RNAcentral sequence search cloud infrastructure
https://rnacentral.org/sequence-search
Apache License 2.0
2 stars 1 forks source link

Set the Z value dynamically according to the database used #103

Open carlosribas opened 4 years ago

carlosribas commented 4 years ago

If someone searches just in miRBase, it should be miRBase-specific

carlosribas commented 4 years ago

Hi @blakesweeney. Just for the record, I added the esl-seqstat command to rnacentral-import-pipeline. The idea is to put this file somewhere where I can download and parse the results.

carlosribas commented 4 years ago

Hey @blakesweeney! There is a problem running the esl-seqstat command in pdbe:

$ esl-seqstat pdbe-0.fasta Parse failed (sequence file pdbe-0.fasta): Line 6316: illegal character F

We also have this F character on lines 7466 and 12603. Any suggestions on how to solve this without being manually?

blakesweeney commented 4 years ago

Without looking at those sequences, I'm betting they are tRNA and the F character is the amino acid on it. There are likely other cases with different characters as well. The easiest thing to do would be exclude those sequences from search, but I'm not sure that is a good idea. Another choice is to strip those characters off the sequence, which has other possible issues. I'd lean toward doing a very crude modification of the sequences to strip off things that are not ACGU, from the end of tRNA sequences only, but that is something that @AntonPetrov would need to weigh in on.
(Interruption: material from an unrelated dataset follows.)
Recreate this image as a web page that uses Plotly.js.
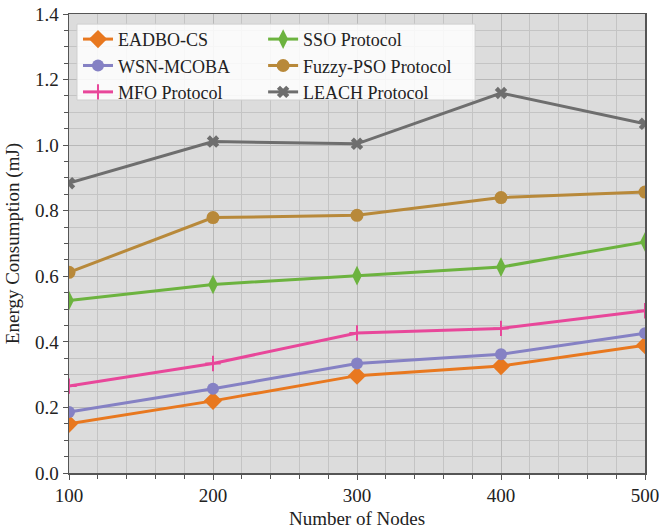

AntonPetrov commented 4 years ago

This is not a new problem: in previous releases we generated a special fasta file for the old search (the _excluded file contained all the exceptional sequences): http://ftp.ebi.ac.uk/pub/databases/RNAcentral/releases/13.0/sequences/.internal/

Is it possible to continue excluding some sequences from sequence search as before?

blakesweeney commented 4 years ago

Sure, we can exclude them like we do currently. I'll add that filtering step to this export as well.